Apa peran guru dalam pendekatan itu? Bagaimana kirakira respons orangtua jika ada sekolah yang mencoba melakukan praktik tersebut di sekolah mereka? Jelas sekali bahwa sekolah seperti Shelburne Community School ialah contoh bagus untuk menjawab semua pertanyaan tadi. Program itu sangat unik dan banyak memberikan pencerahan dalam rangka penciptaan pola pembelajaran terpadu antara satu mata ajar dan mata ajar lainnya.

Program tersebut bisa dimulai dengan membuat daftar kebutuhan anak berdasarkan pertanyaan mereka terhadap bidang studi tertentu. Misalnya ada tema tentang asal usul sesuatu (In the Beginning: A Study of Origins), tentang masyarakat (We the People: Government), nutrisi, bisnis dan ekonomi, karier, resolusi konflik, sumber daya alam, dan sistem kehidupan. Tema-tema itu secara terpadu merupakan rangkaian beberapa mata ajar seperti geografi, kewarganegaraan, biologi, matematika, sosiologi, fisika, dan kimia.

Basis filosofis dari pendekatan kurikulum berbasis kebutuhan siswa itu berawal dari keyakinan bahwa kebanyakan siswa dapat belajar dengan baik jika mereka dilibatkan dalam proses penentuan apa yang ingin mereka pelajari dalam rangka menjawab per tanyaan mereka sendiri (James Beane, A Middle School Curriculum: From Rhetoric to Reality, 1993). James Beane meyakini setiap anak pasti memiliki banyak pertanyaan dan mereka pikir dapat memberi solusi terhadap situasi kekinian yang berkembang di sekitar mereka. Baik guru maupun siswa dalam proses itu harus memiliki kesamaan visi dan keyakinan bahwa setiap pertanyaan yang benar pasti memiliki kekuatan untuk mengubah sesuatu (change comes from the questions we ask).

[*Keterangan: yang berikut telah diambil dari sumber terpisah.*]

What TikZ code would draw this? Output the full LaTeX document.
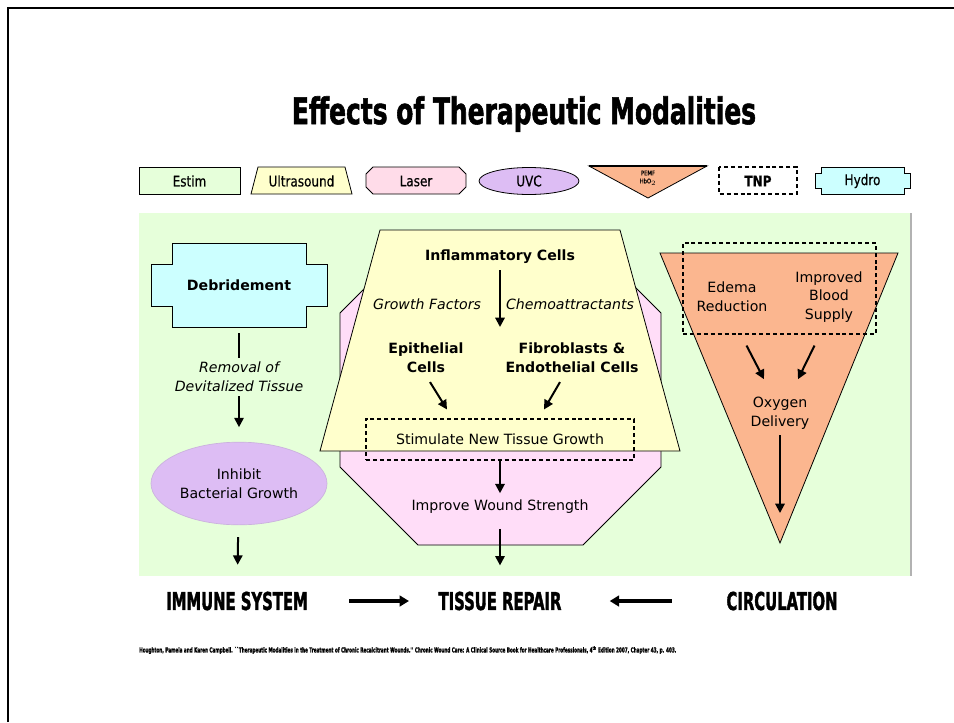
\documentclass[tikz,border=0pt]{standalone}
\usepackage{fontspec}
\setmainfont{DejaVu Sans}
\newfontfamily\heavyfont{DejaVu Sans Bold}[FakeStretch=0.6,FakeBold=1.5]
\newfontfamily\titlefont{DejaVu Sans Bold}[FakeStretch=0.68,FakeBold=1.5]
\newfontfamily\narrowfont{DejaVu Sans}[FakeStretch=0.82,FakeBold=0.4]
\usepackage{xcolor}
\usetikzlibrary{arrows.meta,shapes.geometric}
\definecolor{bggreen}{HTML}{E6FFDA}
\definecolor{usyellow}{HTML}{FFFFCC}
\definecolor{laserpink}{HTML}{FFDCE9}
\definecolor{octpink}{HTML}{FFDDF8}
\definecolor{uvcviolet}{HTML}{DDBDF4}
\definecolor{pemfsalmon}{HTML}{FBB68F}
\definecolor{hydrocyan}{HTML}{CCFFFF}
\newcommand{\bodyfont}{\fontsize{10.6}{14}\selectfont}

\begin{document}
\begin{tikzpicture}[x=0.75pt, y=-0.75pt,
  every node/.style={font=\bodyfont, inner sep=0pt, align=center},
  outline/.style={draw=black, line width=0.6pt},
  dashbox/.style={draw=black, line width=0.8pt, dash pattern=on 3pt off 2.2pt},
  legendtext/.style={font=\narrowfont\fontsize{11}{12}\selectfont},
  heading/.style={font=\heavyfont\fontsize{18.5}{20}\selectfont},
  arr/.style={-{Triangle[length=7pt,width=7pt]}, line width=1.5pt},
  bigarr/.style={-{Triangle[length=7pt,width=8pt]}, line width=2.4pt},
  bar/.style={line width=1.5pt}]
\useasboundingbox (0,0) rectangle (954,722);
% slide frame
\draw[line width=2.2pt] (8,722) -- (8,8) -- (954,8);
\node[font=\titlefont\fontsize{27.5}{30}\selectfont] (title) at (524,114) {Effects of Therapeutic Modalities};

% legend
\draw[outline, fill=bggreen] (139,167) rectangle (240,194);
\node[legendtext] (estim) at (189.5,181) {Estim};
\draw[outline, fill=usyellow] (251,194) -- (258,167) -- (345,167) -- (352,194) -- cycle;
\node[legendtext] (ultra) at (301.5,181) {Ultrasound};
\draw[outline, fill=laserpink] (373,167) -- (459,167) -- (466,174) -- (466,187) -- (459,194)
  -- (373,194) -- (366,187) -- (366,174) -- cycle;
\node[legendtext] (laser) at (416,181) {Laser};
\draw[outline, fill=uvcviolet] (529,181) ellipse [x radius=50, y radius=13.5];
\node[legendtext] (uvc) at (529,181) {UVC};
\draw[outline, fill=pemfsalmon] (589,166) -- (707,166) -- (648,198) -- cycle;
\draw[line width=1.6pt] (589,166) -- (707,166);
\node[font=\narrowfont\fontsize{4.8}{6}\selectfont] (pemf) at (648,178) {PEMF\\HbO$_2$};
\draw[dashbox] (719,167) rectangle (797,194);
\node[font=\narrowfont\bfseries\fontsize{11}{12}\selectfont] (tnp) at (758,181) {TNP};
\draw[outline, fill=hydrocyan] (821,167) -- (904,167) -- (904,173) -- (910,173) -- (910,188)
  -- (904,188) -- (904,194) -- (821,194) -- (821,188) -- (815,188) -- (815,173) -- (821,173) -- cycle;
\node[legendtext] (hydro) at (862.5,181) {Hydro};

% panel
\fill[bggreen] (139,213) rectangle (911,576);
\draw[black!30, line width=0.8pt] (911,213) -- (911,576);

% left column
\draw[outline, fill=hydrocyan] (172,243) -- (306,243) -- (306,264) -- (327,264) -- (327,306)
  -- (306,306) -- (306,327) -- (172,327) -- (172,306) -- (151,306) -- (151,264) -- (172,264) -- cycle;
\node[font=\bodyfont\bfseries, minimum width=132pt, minimum height=63pt] (debr) at (239,285) {Debridement};
\node[font=\bodyfont\itshape] (removal) at (239,376.5) {Removal of\\Devitalized Tissue};
\node[ellipse, fill=uvcviolet, draw=uvcviolet!80!gray, line width=0.5pt,
  minimum width=132pt, minimum height=62pt] (inhibit) at (239,483.5) {Inhibit\\Bacterial Growth};
\draw[bar, shorten <=4.5pt, shorten >=2.8pt] (debr) -- (removal);
\draw[arr, shorten <=3.5pt, shorten >=11pt] (removal) -- (inhibit);

% middle column
\draw[outline, fill=octpink] (418,235) -- (583,235) -- (661,313) -- (661,467) -- (583,545)
  -- (418,545) -- (340,467) -- (340,313) -- cycle;
\draw[outline, fill=usyellow] (380,230) -- (620,230) -- (680,451) -- (320,451) -- cycle;
\node[font=\bodyfont\bfseries] (infl) at (500,257) {Inflammatory Cells};
\node[font=\bodyfont\itshape] (gf) at (427,304) {Growth Factors};
\node[font=\bodyfont\itshape] (chemo) at (570,304) {Chemoattractants};
\node[font=\bodyfont\bfseries] (epi) at (426,358) {Epithelial\\Cells};
\node[font=\bodyfont\bfseries] (fibro) at (572,358) {Fibroblasts \&\\Endothelial Cells};
\node[dashbox, minimum width=201pt, minimum height=30.75pt] (stim) at (500,439.5) {Stimulate New Tissue Growth};
\node (wound) at (500,507) {Improve Wound Strength};
\coordinate (cellsplit) at (500,327);
\draw[arr, shorten <=4.5pt] (infl) -- (cellsplit);
\draw[arr] ([shift={(4,9)}]epi.south) -- ([shift={(-53,-9)}]stim.north);
\draw[arr] ([shift={(-12,9)}]fibro.south) -- ([shift={(44,-9)}]stim.north);
\draw[arr, shorten >=5pt] (stim) -- (wound);

% right column
\draw[outline, fill=pemfsalmon] (660,253) -- (898,253) -- (780,543) -- cycle;
\node[dashbox, minimum width=144.75pt, minimum height=68.25pt] (circbox) at (779.5,288.5) {};
\node (edema) at (732,296.5) {Edema\\Reduction};
\node (blood) at (829,297) {Improved\\Blood\\Supply};
\node (oxygen) at (780,413.5) {Oxygen\\Delivery};
\coordinate (apex) at (780,513);
\draw[arr] ([shift={(-33,11)}]circbox.south) -- ([shift={(-16,-18)}]oxygen.north);
\draw[arr] ([shift={(35,11)}]circbox.south) -- ([shift={(18,-18)}]oxygen.north);
\draw[arr, shorten <=4pt] (oxygen) -- (apex);

% systems
\node[heading] (immune) at (237,601) {IMMUNE SYSTEM};
\node[heading] (repair) at (500,601) {TISSUE REPAIR};
\node[heading] (circ) at (782,601) {CIRCULATION};
\draw[arr, shorten <=9pt, shorten >=20pt] (inhibit) -- (immune);
\draw[arr, shorten <=11pt, shorten >=19.5pt] (wound) -- (repair);
\draw[bigarr, shorten <=31pt, shorten >=22pt] (immune) -- (repair);
\draw[bigarr, shorten <=41pt, shorten >=36pt] (circ) -- (repair);

\node[anchor=west, font=\heavyfont\fontsize{5.2}{6}\selectfont] (source) at (139,650)
  {Houghton, Pamela and Karen Campbell. ``Therapeutic Modalities in the Treatment of Chronic Recalcitrant Wounds.'' Chronic Wound Care: A Clinical Source Book for Healthcare Professionals, 4\textsuperscript{th} Edition 2007, Chapter 43, p. 403.};
\end{tikzpicture}
\end{document}
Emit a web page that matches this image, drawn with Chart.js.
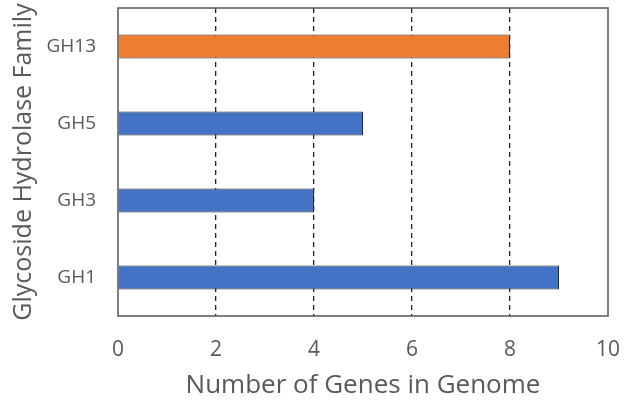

Pendekatan itu juga sangat menguntungkan untuk melibatkan orangtua dalam proses belajar-mengajar secara intens. Baik guru, siswa, maupun orangtua harus tahu apa saja agenda dan daftar pertanyaan anak-anak mereka yang harus dijawab secara bersama setiap minggu. Itu artinya sistem evaluasi berjalan setiap saat dan memunculkan rasa tanggung jawab secara bersama dalam proses belajar-mengajar. Mungkinkah ada sekolah di Indonesia yang mau dan dapat menguji coba pendekatan tersebut? Wallahua'lam bi al-sawab.